The polymers were selected for their differences in permeability, where the evolution of the FFV is P84^® < Matrimid^® < 6FDA-6FpDA. The same tendency was found for the ceramic-supported thin film polymers. The effect of the temperature on the separation properties was studied. As it can be expected, the permeance for all the gases tested increased with the temperature, but the increase of the H₂ permeance was higher than for the rest of the gases, included CO₂. Therefore, an increase of the H₂/CO₂ selectivity with temperature was observed for all the polymers and compositions. The prediction of the properties at elevated temperatures showed that the selectivity raises with decreasing FFV: P84^® > Matrimid^® > 6FDA-6FpDA.

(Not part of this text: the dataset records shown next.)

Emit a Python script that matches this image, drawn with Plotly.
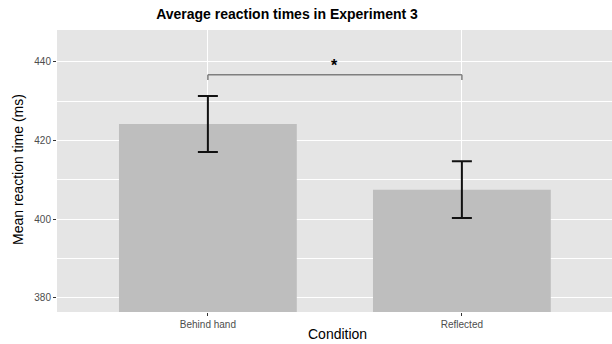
import plotly.graph_objects as go

conditions = ["Behind hand", "Reflected"]
means = [424.2, 407.5]
errors = [7.1, 7.2]
bracket_y = 436.7
bracket_tip = 1.3
sig_label = "*"
y_ticks = [380, 400, 420, 440]

W, H = 612, 344
L, R, T, B = 57, 0, 30, 32

fig = go.Figure()
fig.add_trace(go.Bar(
    x=conditions, y=means, width=0.7,
    marker=dict(color="#BEBEBE", line=dict(width=0)),
    error_y=dict(type="data", array=errors, visible=True, color="#111111",
                 thickness=2, width=10),
    showlegend=False, hoverinfo="skip",
))

# significance bracket
fig.add_shape(type="line", xref="x", yref="y", x0=0, x1=1, y0=bracket_y, y1=bracket_y,
              line=dict(color="#7F7F7F", width=1.5))
for c in [0, 1]:
    fig.add_shape(type="line", xref="x", yref="y", x0=c, x1=c,
                  y0=bracket_y, y1=bracket_y - bracket_tip,
                  line=dict(color="#7F7F7F", width=1.5))
fig.add_annotation(x=0.5, y=bracket_y - 0.4, xref="x", yref="y", text="<b>" + sig_label + "</b>",
                   showarrow=False, yanchor="bottom",
                   font=dict(size=16, color="black", family="Liberation Sans"))

# axis titles as paper annotations
fig.add_annotation(text="Condition", xref="paper", yref="paper",
                   x=(337 - L) / (W - L - R), y=-(334 - (H - B)) / (H - T - B),
                   xanchor="center", yanchor="middle", showarrow=False,
                   font=dict(size=14, color="black"))
fig.add_annotation(text="Mean reaction time (ms)", xref="paper", yref="paper",
                   x=-(L - 18) / (W - L - R), y=((H - B) - 170) / (H - T - B),
                   xanchor="center", yanchor="middle", showarrow=False, textangle=-90,
                   font=dict(size=14, color="black"))

fig.update_layout(
    width=W, height=H,
    margin=dict(l=L, r=R, t=T, b=B, autoexpand=False),
    paper_bgcolor="white", plot_bgcolor="#E5E5E5",
    font=dict(family="Liberation Sans", color="black"),
    title=dict(text="<b>Average reaction times in Experiment 3</b>",
               x=287/612, xanchor="center", y=1-14/344, yanchor="middle",
               font=dict(size=14, color="black")),
    bargap=0.3,
)
fig.update_xaxes(
    range=[-0.594, 1.591], showgrid=True, gridcolor="white", gridwidth=1,
    ticks="outside", ticklen=3, tickcolor="#333333",
    tickfont=dict(size=10, color="#4D4D4D"), automargin=False,
    zeroline=False, showline=False,
)
fig.update_yaxes(
    range=[376.4, 448.1], tickvals=y_ticks, showgrid=True, gridcolor="white", gridwidth=1,
    minor=dict(dtick=10, tick0=380, showgrid=True, gridcolor="white", gridwidth=0.5, ticks=""),
    ticks="outside", ticklen=3, tickcolor="#333333",
    tickfont=dict(size=10, color="#4D4D4D"), automargin=False,
    zeroline=False, showline=False,
)

fig.write_html("out.html", config={"displayModeBar": False},
               post_script="document.body.style.margin='0';document.body.style.overflow='hidden';")
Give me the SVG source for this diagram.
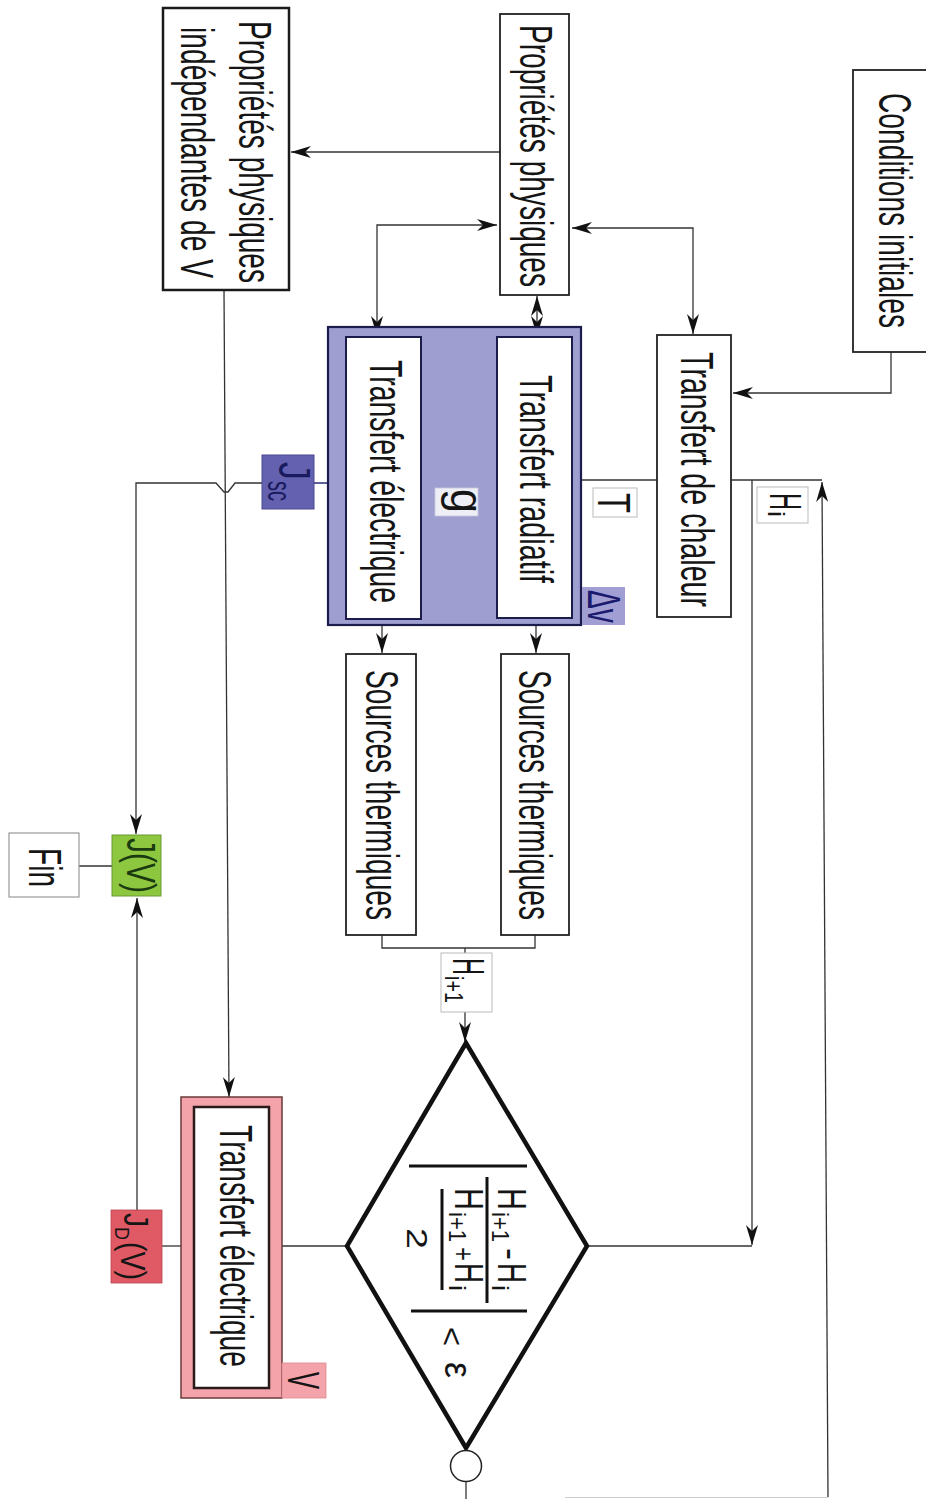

This study shows the potential of this approach, in order to apply polymeric membranes for processes at elevated temperatures. Nevertheless, more efforts are necessary in order to see the real prospect of this approach:

• Study of the system under conditions closer to the real application in terms of temperature (200–250 °C) and pressure (10–20 bar).
• Improvement of the casting conditions in terms of thinner layers (<200–300 nm), lowering the entanglement viscosity (by very high molecular weight polymers or by crosslinking reactions), and polymers soluble in highly volatile solvents (CH₃Cl or THF).
• Study of the influence of the pore size and composition of the ceramic support in the polymer layer formation (in order to reduce polymer penetration into the pores).
• Transferring all the knowledge to the typical tubular ceramic membranes that are finally placed in the process.